Le contenu du Fonds Paul-Emile Victor se décompose ainsi :
A- Les
manuscrits (cotés VICTOR Ms) : Des journaux de bord de 1934 à 1937, tenus au jour le jour, retracent l'activité de P.-E. Victor durant ses deux hivernages. Ils contiennent des notes personnelles, des récits, des lettres et des observations à caractère ethnographique. Ces journaux sont de précieux témoignages sur la préparation des expéditions et la vie quotidienne des explorateurs chez les Eskimo. Vient ensuite un ensemble d'articles et de manuscrits de publication, notamment les travaux sur les jeux de ficelle, le bilboquet eskimo, et une recherche sur les chiens de traîneau. Enfin, il y a les notes de travail et de terrain qui décrivent tous les aspects de la civilisation, les moyens de transport, l'habitat, la nourriture, la chasse, de nombreuses notes sur les jeux, sur le chamanisme et la magie. Paul-Emile Victor a accompagné ses notes de dessins très précis des objets, outils, armes, ainsi que des positions du corps.

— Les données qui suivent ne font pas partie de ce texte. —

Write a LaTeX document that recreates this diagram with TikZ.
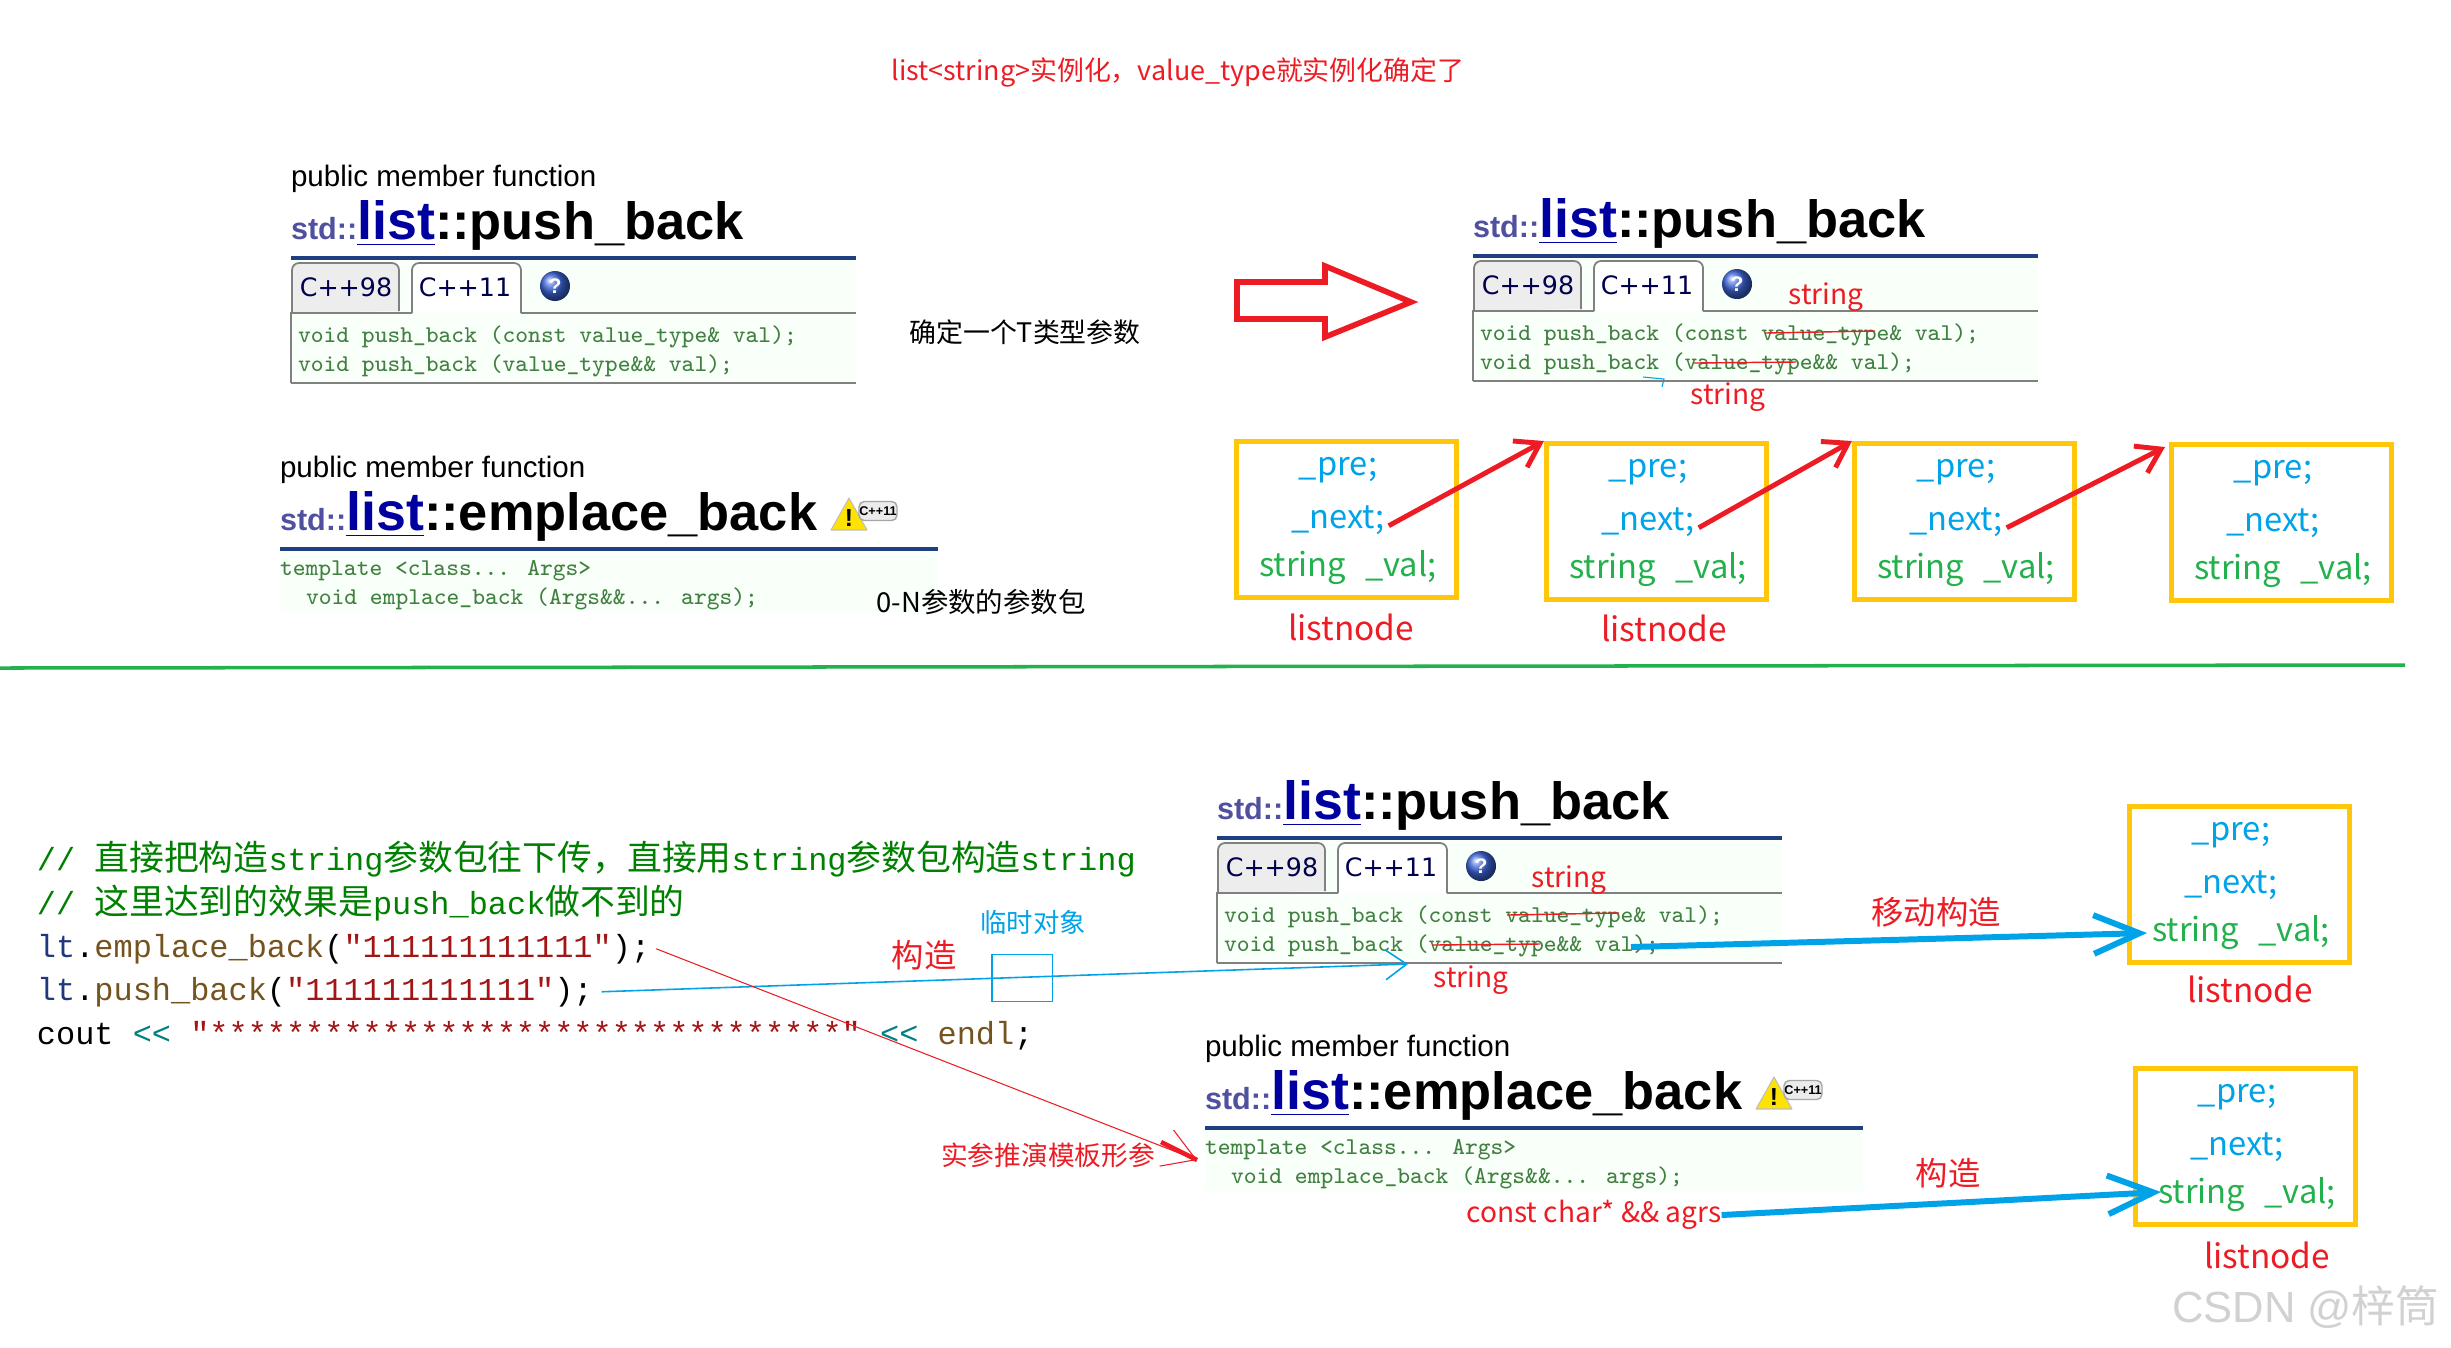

Les manuscrits contiennent de nombreux textes en langue eskimo et plus particulièrement un ensemble important de chants.
B- Les
dessins (cotés ICN) : A cet ensemble de manuscrits viennent s'ajouter les dessins qui sont de plusieurs époques : d'abord les dessins originaux de Paul-Emile Victor, des portraits pour la plupart des E
squimaux dont il partagea la vie entre 1934 et 1937. Comme les manuscrits, ces documents sont restés dans l'oubli, et lorsqu'il les a retrouvés, dans les années quatre-vingt, il a ré-interprèté toute une série de thèmes, dessins qui ont été exposés au Musée de l'Homme en 1988. Il s'ajoute encore plus de 250 dessins faits par les
Esquimaux et récoltés par Paul-Emile Victor lors de ces séjours dans les villages groenlandais. Pratiquement inédits hormis quelques uns publiés dans
la Civilisation du phoque, ils sont très intéressants car ils concernent les légendes et la vie quotidienne des esquimaux vus par eux mêmes. Une liste des dessinateurs a été établie par Madame Robert-Lamblin en regard d'une généalogie des habitants d'Ammassalik.
C- Les
photographies (cotées Pho) : On trouve dans ces photographies des portraits, des paysages, des scènes de la vie quotidienne. C'est le témoignage le plus vif des séjours de Paul-Emile Victor au Groenland, et il serait du plus grand intérêt de les étudier en regard de son journal de bord. Malheureusement il ne reste que des reproductions tels des contacts au format 24x36, pour la période 1936-1937. Il y a aussi des films positifs pour la projection, pour la période 1934-1935, et quelques 153 tirages qui ne rendent que très partiellement compte des cinq mille films ramenés à l'origine.